[Vision2020] From the Heartland of America

Art Deco deco at moscow.com
Tue May 2 16:44:37 PDT 2006


 
      Oil and right-wing religion intertwine in the life of President Bush  
        
      BY CHARLES STEPHEN / For the Lincoln Journal Star
      Sunday, Apr 30, 2006 - 12:12:01 am CDT  
        
       ("American Theocracy:  The Peril and Politics of Radical Religion, Oil, and Borrowed Money in the 21st Century" by Kevin Phillips,  Viking, 462 pages, $26.95.)  In the late 1960s, Kevin Phillips, a Republican strategist who would shortly go to work with the Nixon Administration, wrote a popular and insightful book, "The Emerging Republican Majority."  In it he wrote of the demographic changes that were occurring in the country and of how those changes would help the GOP to dominate the nation's politics for decades to come. Phillips, no longer a Republican, and not enamored of the changes he once, correctly, foresaw, is a prolific and important commentator on public affairs, and this latest book, "American Theocracy," views with alarm the current state of American democracy in general and the Republican Party in particular.

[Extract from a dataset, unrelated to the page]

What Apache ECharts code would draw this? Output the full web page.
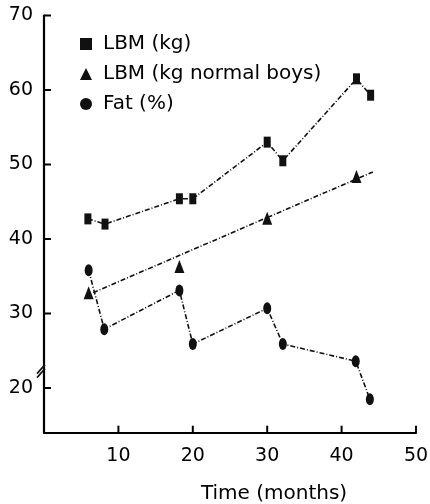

      Phillips divides his book into three parts: oil, religion and debt. And in each section he faults the Republican Party, the current party, not the one he grew up supporting decades ago. He coined the phrase, "the southernization of U.S. politics" some years ago, and he applies it to the current situation in which oil and right-wing religion intertwine in the life of President Bush and, especially, within the right wing of the GOP. When Baghdad was invaded in 2003, he recalls, it was the oil ministry of Iraq that was guarded by U.S. troops, not the National Museum, which was ransacked. "There is something about oil," he writes, "that makes high officials lie." And he reminds us (who needs reminding?) that the oil industry and the automobile industry are "in the driver's seat in Washington," with both the president and the vice president having come from the oil industry, and the (now resigned) White House chief of staff, Andrew Card, having been the former president of the American Automobile Manufacturers Association.

      But it is not just oil and its burdens that disturb Phillips; it is the convergence of end-time religionists, absolutist in their philosophies, with Big Oil and the anti-global warming, anti-science folks. "No other contemporary western nation," he writes, "shares the religious intensity and its concomitant proclamation that Americans are God's chosen people and nation." He notes the drop in membership in mainline Protestant churches, such as Methodist, Episcopalian, Presbyterian and UCC, and the rise of fundamentalist and evangelical groups, many of which proclaim the forthcoming return of Jesus. We  never before have had a religious party in this nation, he writes, but now we do. This is at the foundation of Phillips' concern and fear.

      This is not to say, and Phillips does not suggest it, that religion has not played a role in our democracy. Phillips remembers, rather nostalgically at times, an earlier time when those who claimed to be Christian sought to bring their influence upon the larger world in humane and intelligent ways. But the conservative coalition, right wing, anti-intellectual, evangelical, believing they grasp total truth, is not the Christianity he grew up with. The United States has become, he says, "the world's leading Bible-reading crusader state, immersed in an Old Testament of stern prophets and bloody Middle Eastern battlefields." And he quotes Republican Congressman Christopher Shea as saying a few years ago that "the party of Lincoln has become a party of theocracy."

      The last section of the book deals with the immense personal and federal debt that looms over this nation and its future. Phillips calls it a "national-debt culture," and while he does not wholly blame the Bush Administration for it, he does protest the hugely unbalanced budgets of our day, and the growing gap between the wealthiest and the poorest Americans. He sees the evangelical belief in a forthcoming rapture and end of the world as influential in making planning for the future unnecessary in some religious groups. Harshly critical of the Bush Administration and the conservative Republicans who champion it, this book is still not a partisan screed, but a thoughtful, well-documented critique of the nation we have become.

      Charles Stephen is co-host of "All About Books," heard weekly on NET Radio.